El deseo homosexual salió del catálogo de una mera perversión en el siglo 19 para convertirse en una identidad, en “otra naturaleza” según las sospechas de Sigmund Freud. He allí que los esbozos que se hacían de esa nueva “criatura” era necesariamente fragmentada, diseminada en los recintos a veces inconexos del género y la energía sexual. ¿Hombre o mujer? ¿Un tercer sexo? La imaginación enfebrecía la mente tanto del psiquiatra como del novelista. La naturaleza del homosexual se convertiría en especulación de otros y de sí mismo. Sin embargo, fue el examen pasmado sobre este lo que abriría el espectro, con los muchos años y equívocos, de la naturaleza sexual humana en general. Es a través del estudio del “desviado” que llegaríamos a conocer o tratar de delinear a la persona que se desenvolvería en lo “normal”.

Los siglos corren de manera paralela a la edad de una persona; en nuestra adolescencia, para muchos, la lesbiana o el gay tantean su propia naturaleza a la manera decimonónica, tratando de encontrar un sentido a su desvío. Como con el engendro de Victor Von Frankenstein (otra alegoría cruel de nosotros), procuraremos concebir un ser humano reuniendo los pedazos que el discurso heteronormativo ha unido malamente, a la manera que se hacía en los siglos 18 y 19 con los cadáveres conseguidos de las morgues municipales europeas (De hecho, la visión de Mary Shelley y su cadáver revivido de fama, iba paralelo a los descubrimientos anatómicos de lo humano y a las posibilidades del galvanismo y la convicción de la energía vital). 

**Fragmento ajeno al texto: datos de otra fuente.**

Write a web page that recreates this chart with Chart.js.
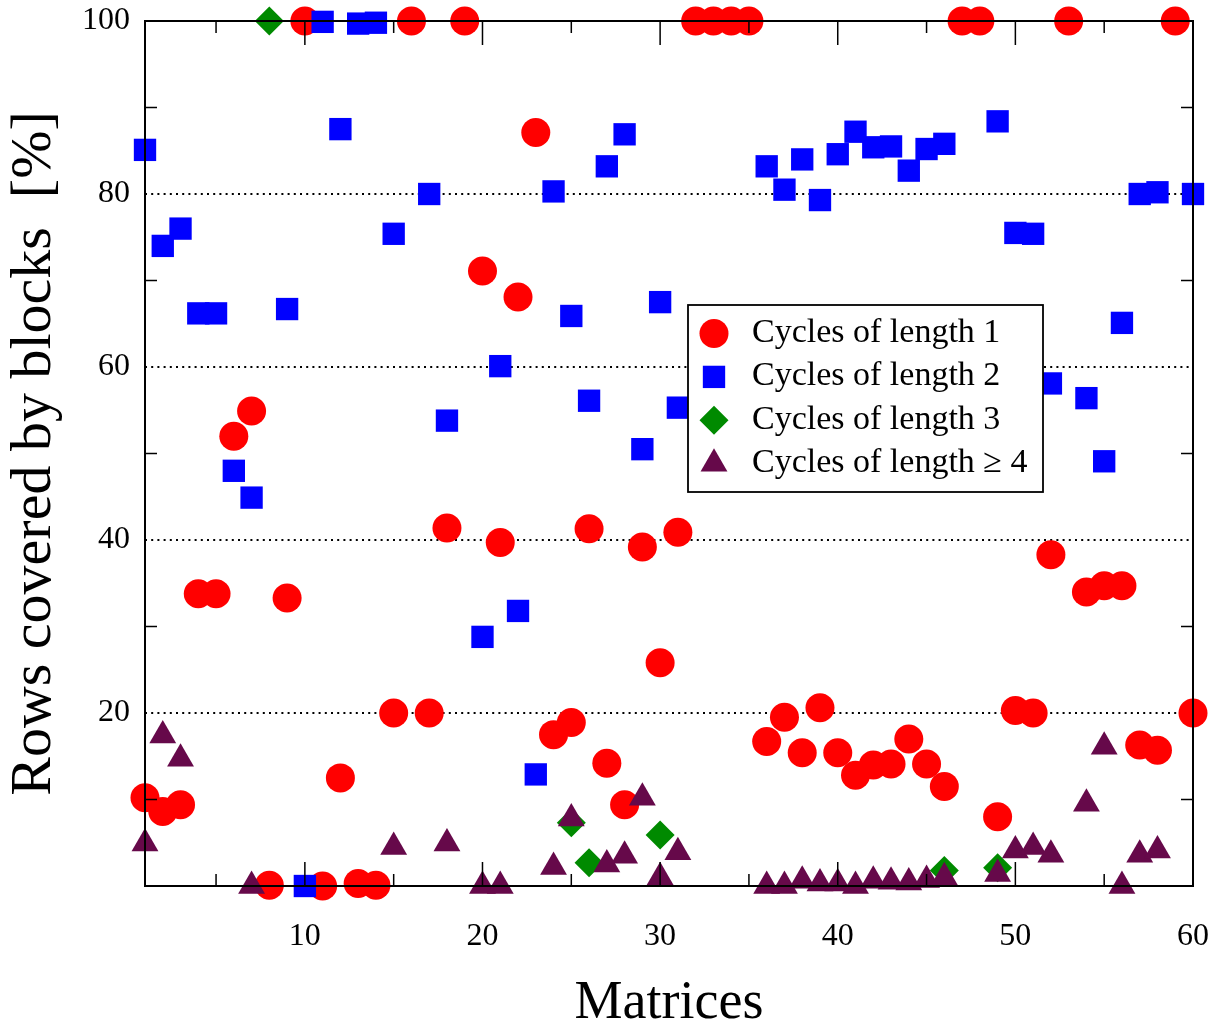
<!DOCTYPE html>
<html>
<head>
<meta charset="utf-8">
<title>Rows covered by blocks</title>
<script src="https://cdn.jsdelivr.net/npm/chart.js@4.4.1/dist/chart.umd.min.js"></script>
<style>
  html, body { margin: 0; padding: 0; background: #fff; }
  #wrap { width: 1214px; height: 1025px; }
</style>
</head>
<body>
<div id="wrap"><canvas id="chart"></canvas></div>
<script>
// Matrix index on the x axis
const matrices = [
   1,  2,  3,  4,  5,  6,  7,  8,  9, 10,
  11, 12, 13, 14, 15, 16, 17, 18, 19, 20,
  21, 22, 23, 24, 25, 26, 27, 28, 29, 30,
  31, 32, 33, 34, 35, 36, 37, 38, 39, 40,
  41, 42, 43, 44, 45, 46, 47, 48, 49, 50,
  51, 52, 53, 54, 55, 56, 57, 58, 59, 60
];

// Rows covered by blocks [%], one value per matrix (null = no point)
const cyclesLen1 = [
  10.2,  8.6,  9.4, 33.8, 33.8, 52.0, 54.9,  0.1, 33.3, 100,
   0.0, 12.5,  0.3,  0.1, 20.0, 100,  20.0, 41.4, 100,  71.1,
  39.7, 68.1, 87.1, 17.5, 18.9, 41.3, 14.2,  9.4, 39.2, 25.8,
  40.9, 100,  100,  100,  100,  16.7, 19.5, 15.4, 20.6, 15.4,
  12.8, 14.0, 14.1, 17.0, 14.1, 11.5, 100,  100,   8.0, 20.3,
  20.0, 38.3, 100,  34.0, 34.7, 34.7, 16.3, 15.7, 100,  20.0
];
const cyclesLen2 = [
  85.1, 74.0, 76.0, 66.2, 66.2, 48.0, 44.9, null, 66.7,  0.0,
  99.9, 87.5, 99.7, 99.8, 75.4, null, 80.0, 53.8, null, 28.8,
  60.1, 31.8, 12.9, 80.3, 65.9, 56.1, 83.2, 86.9, 50.5, 67.5,
  55.3, null, null, null, null, 83.2, 80.5, 84.0, 79.3, 84.6,
  87.2, 85.4, 85.5, 82.7, 85.2, 85.8, null, null, 88.4, 75.5,
  75.4, 58.1, null, 56.4, 49.1, 65.1, 80.0, 80.2, null, 80.0
];
const cyclesLen3 = [
  null, null, null, null, null, null, null, 100,  null, null,
  null, null, null, null, null, null, null, null, null, null,
  null, null, null, null,  7.3,  2.7, null, null, null,  5.9,
  null, null, null, null, null, null, null, null, null, null,
  null, null, null, null, null,  1.8, null, null,  2.1, null,
  null, null, null, null, null, null, null, null, null, null
];
const cyclesLen4plus = [
   4.9, 17.4, 14.7, null, null, null,  0.0, null, null, null,
  null, null, null, null,  4.5, null, null,  4.9, null,  0.0,
   0.0, null, null,  2.2,  7.8, null,  2.5,  3.5, 10.2,  1.0,
   3.9, null, null, null, null,  0.0,  0.0,  0.6,  0.3,  0.3,
   0.0,  0.6,  0.5,  0.4,  0.7,  1.0, null, null,  1.4,  4.1,
   4.5,  3.6, null,  9.5, 16.1,  0.0,  3.6,  4.1, null, null
];

// Tick positions
const xTickValues = [5, 10, 15, 20, 25, 30, 35, 40, 45, 50, 55, 60];
const yTickValues = [0, 10, 20, 30, 40, 50, 60, 70, 80, 90, 100];
const yGridValues = [20, 40, 60, 80];

const serif = "'Liberation Serif', 'Times New Roman', serif";

function toPoints(values) {
  return matrices
    .map((m, i) => ({ x: m, y: values[i] }))
    .filter(p => p.y !== null);
}

// Same shapes as Chart.js point styles, used for the legend box
function drawMarker(ctx, style, x, y, r, color) {
  ctx.fillStyle = color;
  ctx.beginPath();
  if (style === 'circle') {
    ctx.arc(x, y, r, 0, Math.PI * 2);
  } else if (style === 'rect') {
    const s = r * Math.SQRT1_2;
    ctx.rect(x - s, y - s, 2 * s, 2 * s);
  } else if (style === 'rectRot') {
    ctx.moveTo(x - r, y);
    ctx.lineTo(x, y - r);
    ctx.lineTo(x + r, y);
    ctx.lineTo(x, y + r);
    ctx.closePath();
  } else if (style === 'triangle') {
    let a = 0;
    ctx.moveTo(x + Math.sin(a) * r, y - Math.cos(a) * r);
    a += Math.PI * 2 / 3;
    ctx.lineTo(x + Math.sin(a) * r, y - Math.cos(a) * r);
    a += Math.PI * 2 / 3;
    ctx.lineTo(x + Math.sin(a) * r, y - Math.cos(a) * r);
    ctx.closePath();
  }
  ctx.fill();
}

// Frame, inward ticks and the boxed legend
const framePlugin = {
  id: 'framePlugin',
  afterDatasetsDraw(chart) {
    const ctx = chart.ctx;
    const area = chart.chartArea;
    const xs = chart.scales.x;
    const ys = chart.scales.y;
    ctx.save();
    ctx.strokeStyle = '#000';
    ctx.lineWidth = 1.5;
    ctx.beginPath();
    xs.ticks.forEach(t => {
      const px = xs.getPixelForValue(t.value);
      const len = t.value % 10 === 0 ? 24 : 12;
      ctx.moveTo(px, area.bottom);
      ctx.lineTo(px, area.bottom - len);
      ctx.moveTo(px, area.top);
      ctx.lineTo(px, area.top + len);
    });
    ys.ticks.forEach(t => {
      if (t.value % 20 === 0) return;
      const py = ys.getPixelForValue(t.value);
      ctx.moveTo(area.left, py);
      ctx.lineTo(area.left + 12, py);
      ctx.moveTo(area.right, py);
      ctx.lineTo(area.right - 12, py);
    });
    ctx.stroke();
    ctx.lineWidth = 2;
    ctx.strokeRect(area.left, area.top, area.right - area.left, area.bottom - area.top);

    // legend
    const box = { x: 688, y: 305, w: 355, h: 187 };
    ctx.fillStyle = '#fff';
    ctx.fillRect(box.x, box.y, box.w, box.h);
    ctx.lineWidth = 1.8;
    ctx.strokeRect(box.x, box.y, box.w, box.h);
    ctx.font = '34px ' + serif;
    ctx.textAlign = 'left';
    ctx.textBaseline = 'alphabetic';
    chart.data.datasets.forEach((ds, i) => {
      const base = 342 + i * 43.4;
      drawMarker(ctx, ds.pointStyle, 714, base - 8.5, ds.pointRadius, ds.pointBackgroundColor);
      ctx.fillStyle = '#000';
      ctx.fillText(ds.label, 752, base);
    });
    ctx.restore();
  }
};

const ctx = document.getElementById('chart');
new Chart(ctx, {
  type: 'scatter',
  data: {
    datasets: [
      {
        label: 'Cycles of length 1',
        data: toPoints(cyclesLen1),
        pointStyle: 'circle',
        pointRadius: 14.5,
        pointHoverRadius: 14.5,
        pointBackgroundColor: '#ff0000',
        pointBorderWidth: 0,
        order: 4,
        clip: false
      },
      {
        label: 'Cycles of length 2',
        data: toPoints(cyclesLen2),
        pointStyle: 'rect',
        pointRadius: 15.8,
        pointHoverRadius: 15.8,
        pointBackgroundColor: '#0000ff',
        pointBorderWidth: 0,
        order: 3,
        clip: false
      },
      {
        label: 'Cycles of length 3',
        data: toPoints(cyclesLen3),
        pointStyle: 'rectRot',
        pointRadius: 14.5,
        pointHoverRadius: 14.5,
        pointBackgroundColor: '#008a00',
        pointBorderWidth: 0,
        order: 2,
        clip: false
      },
      {
        label: 'Cycles of length \u2265 4',
        data: toPoints(cyclesLen4plus),
        pointStyle: 'triangle',
        pointRadius: 15.5,
        pointHoverRadius: 15.5,
        pointBackgroundColor: '#66094a',
        pointBorderWidth: 0,
        order: 1,
        clip: false
      }
    ]
  },
  options: {
    responsive: true,
    maintainAspectRatio: false,
    animation: false,
    devicePixelRatio: 1,
    layout: { padding: { left: 0, right: 21, top: 21, bottom: 0 } },
    plugins: {
      legend: { display: false },
      tooltip: { enabled: false }
    },
    scales: {
      x: {
        type: 'linear',
        min: 1,
        max: 60,
        afterBuildTicks: scale => {
          scale.ticks = xTickValues.map(v => ({ value: v }));
        },
        afterFit: scale => {
          scale.height = 139;
          scale.paddingLeft = 0;
          scale.paddingRight = 0;
        },
        grid: { display: false, drawTicks: false },
        border: { display: false },
        ticks: {
          autoSkip: false,
          maxRotation: 0,
          padding: 31,
          color: '#000',
          font: { family: serif, size: 32 },
          callback: v => (v % 10 === 0 ? String(v) : '')
        },
        title: {
          display: true,
          text: 'Matrices',
          color: '#000',
          padding: 0,
          font: { family: serif, size: 54, lineHeight: 0.8 }
        }
      },
      y: {
        type: 'linear',
        min: 0,
        max: 100,
        afterBuildTicks: scale => {
          scale.ticks = yTickValues.map(v => ({ value: v }));
        },
        afterFit: scale => {
          scale.width = 145;
          scale.paddingTop = 0;
          scale.paddingBottom = 0;
        },
        grid: {
          drawTicks: false,
          lineWidth: 2,
          color: c => (c.tick && yGridValues.includes(c.tick.value) ? '#000' : 'rgba(0,0,0,0)')
        },
        border: { display: false, dash: [2, 4.2] },
        ticks: {
          padding: 15,
          color: '#000',
          font: { family: serif, size: 32 },
          callback: v => (v % 20 === 0 && v > 0 ? String(v) : '')
        },
        title: {
          display: true,
          text: 'Rows covered by blocks  [%]',
          color: '#000',
          padding: 0,
          font: { family: serif, size: 58 }
        }
      }
    }
  },
  plugins: [framePlugin]
});
</script>
</body>
</html>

La madurez de cada individuo, en materia de conocimiento sobre lo sexual, es nuestro siglo 20; el mayor conocimiento de lo sexual de estos años, gracias al diálogo franco y la mayor exploración de las ciencias tanto sociales como biológicas, nos sitúa en una zona de confort no prevista en el siglo tumultuoso anterior ni en los sismos de nuestros años adolescentes. 

Sabemos más pero a la manera socrática: sabemos lo poco o nada que sabemos de la naturaleza humana en general. Los atisbos positivistas se revisten de metafísica para elucubrar sobre las identidades de género y sobre el espectro amplio de los deseos. Si antes el cuerpo del homosexual estaba cosido con los pedazos que nos dispensaba el discurso heteronormativo, en estos últimos lustros se multiplican más bien muchos cuerpos, pretendidamente unificados: el transexual (un cuerpo), el intersexual (otro cuerpo), el no binario (otro cuerpo), el bisexual (otro), el cisgénero (otro) y una larga amalgama de posibilidades corpóreas. Asumimos que a diferencia del pasado, sabemos quiénes somos en la identidad politizada de hoy, sobre todo en sociedades materialmente desarrolladas y con el foro público más despejado.

Pero una adolescente, en cualquier rincón del planeta, de cualquier condición social, sabe de los (súper) poderes ocultos en su ser que pueden estallar en ella de manera sorpresiva, porque los cursos de la sexualidad son imprevistos. Ella se verá en el eterno dilema en esos años, de ser la depredadora o la víctima, o ambas. O ninguna. Sabrá a la larga, lo (poco) que sabemos el resto.